Disease dynamics during wildlife translocations: disruptions to the host population and potential consequences for transmission in desert tortoise contact networks

• Published in: Animal conservation Vol. 17; no. S1; pp. 27 - 39
• Main Authors: Aiello, C. M, Nussear, K. E, Walde, A. D, Esque, T. C, Emblidge, P. G, Sah, P, Bansal, S, Hudson, P. J
• Format: Journal Article
• Language: English
• Published: London Cambridge University Press 01.12.2014; Blackwell Publishing Ltd; Wiley Subscription Services, Inc
• Subjects: contact networks; Desert animals; desert tortoise; disease outbreaks; disease risk; Dispersal; Gopherus agassizii; Infectious diseases; Local population; managers; Mycoplasma; objectives; Outbreaks; pathogen transmission dynamics; Pathogens; Population; Population number; population size; risk; Risk assessment; spatial data; Tortoises; Translocation; viability; Wildlife; Wildlife management
• ISSN: 1367-9430; 1469-1795
• DOI: 10.1111/acv.12147

Wildlife managers consider animal translocation a means of increasing the viability of a local population. However, augmentation may disrupt existing resident disease dynamics and initiate an outbreak that would effectively offset any advantages the translocation may have achieved. This paper examines fundamental concepts of disease ecology and identifies the conditions that will increase the likelihood of a disease outbreak following translocation. We highlight the importance of susceptibility to infection, population size and population connectivity – a characteristic likely affected by translocation but not often considered in risk assessments – in estimating outbreak risk due to translocation. We then explore these features in a species of conservation concern often translocated in the presence of infectious disease, the Mojave Desert tortoise, and use data from experimental tortoise translocations to detect changes in population connectivity that may influence pathogen transmission.
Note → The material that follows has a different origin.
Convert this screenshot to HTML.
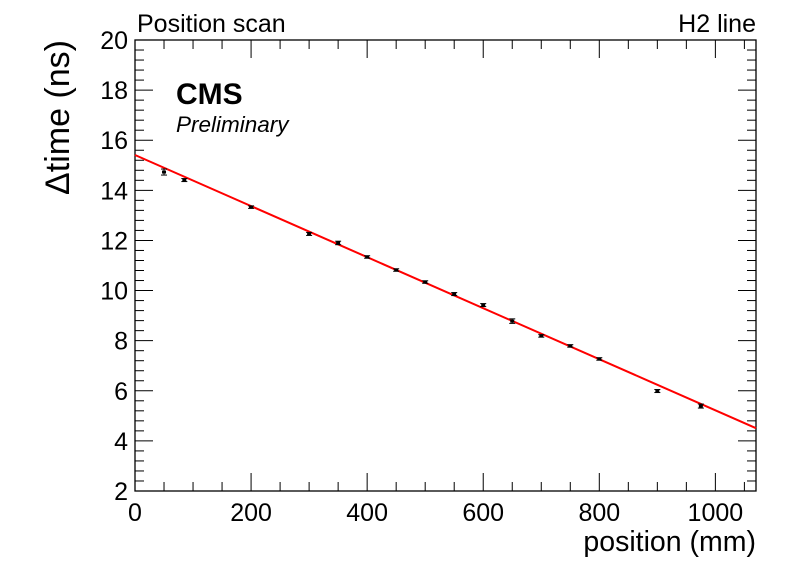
<!DOCTYPE html>
<html><head><meta charset="utf-8"><style>
body{margin:0;background:#fff}
svg{display:block;font-family:"Liberation Sans",Arial,sans-serif}
</style></head><body>
<svg id="chart" width="796" height="572">
<rect width="796" height="572" fill="#fff"/>
<g id="axes"></g><g id="marks"></g>
<text x="137" y="32" font-size="25">Position scan</text>
<text x="756" y="32" font-size="25" text-anchor="end">H2 line</text>
<text x="176" y="104" font-size="30" font-weight="bold">CMS</text>
<text x="176" y="132" font-size="22.5" font-style="italic">Preliminary</text>
<text x="756" y="551" font-size="28.5" text-anchor="end">position (mm)</text>
<text transform="translate(69,40) rotate(-90)" font-size="34" text-anchor="end">Δtime (ns)</text>
</svg>
<script>
const positions=[50,85,200,300,350,400,450,500,550,600,650,700,750,800,900,975];
const dtimes=[14.73,14.41,13.33,12.26,11.9,11.34,10.82,10.34,9.86,9.42,8.78,8.19,7.79,7.27,5.99,5.39];
const errors=[0.12,0.06,0.05,0.06,0.07,0.05,0.05,0.05,0.06,0.06,0.09,0.05,0.05,0.05,0.06,0.08];
const fitIntercept=15.41;
const fitSlope=-0.01019;
const xTicks=[0,200,400,600,800,1000];
const yTicks=[2,4,6,8,10,12,14,16,18,20];
const L=135,R=756,T=40,B=491,XMAX=1070,YMIN=2,YMAX=20;
const sx=v=>L+(v/XMAX)*(R-L), sy=v=>B-(v-YMIN)/(YMAX-YMIN)*(B-T);
const NS="http://www.w3.org/2000/svg";
const ax=document.getElementById('axes'), mk=document.getElementById('marks');
function el(t,a,p){const e=document.createElementNS(NS,t);for(const k in a)e.setAttribute(k,a[k]);p.appendChild(e);return e;}
const fr=el('rect',{x:L,y:T,width:R-L,height:B-T,fill:'none',stroke:'#000','stroke-width':1.3},ax);


for(let v=0;v<=XMAX;v+=50){const big=v%200===0;const x=sx(v);const h=big?18:9;
 el('line',{x1:x,x2:x,y1:B,y2:B-h,stroke:'#000'},ax);el('line',{x1:x,x2:x,y1:T,y2:T+h,stroke:'#000'},ax);}
for(let v=2;v<=20.001;v+=0.4){const big=Math.abs(v-Math.round(v))<1e-6&&Math.round(v)%2===0;const y=sy(v);const w=big?18:9;
 el('line',{x1:L,x2:L+w,y1:y,y2:y,stroke:'#000'},ax);el('line',{x1:R,x2:R-w,y1:y,y2:y,stroke:'#000'},ax);}
xTicks.forEach(v=>{const t=el('text',{x:sx(v),y:521,'font-size':25,'text-anchor':'middle'},ax);t.textContent=v;
 
 });
yTicks.forEach(v=>{const t=el('text',{x:128,y:sy(v)+9,'font-size':25,'text-anchor':'end'},ax);t.textContent=v;
 
 });
const fit=el('line',{x1:sx(0),y1:sy(fitIntercept),x2:sx(XMAX),y2:sy(fitIntercept+fitSlope*XMAX),stroke:'#f00','stroke-width':2},mk);


positions.forEach((p,i)=>{const x=sx(p),y=sy(dtimes[i]),e=errors[i]*(B-T)/(YMAX-YMIN);
 const g=el('g',{},mk);
 
 
 el('line',{x1:x,x2:x,y1:y-e,y2:y+e,stroke:'#000','stroke-width':1},g);
 el('line',{x1:x-3,x2:x+3,y1:y-e,y2:y-e,stroke:'#000'},g);
 el('line',{x1:x-3,x2:x+3,y1:y+e,y2:y+e,stroke:'#000'},g);
 el('rect',{x:x-2,y:y-1.5,width:4,height:3,fill:'#000'},g);});
</script>
</body></html>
Preliminary analyses comparing contact networks inferred from spatial data at control and translocation plots and infection simulation results through these networks suggest increased outbreak risk following translocation due to dispersal‐driven changes in contact frequency and network structure. We outline future research goals to test these concepts and aid managers in designing effective risk assessment and intervention strategies that will improve translocation success.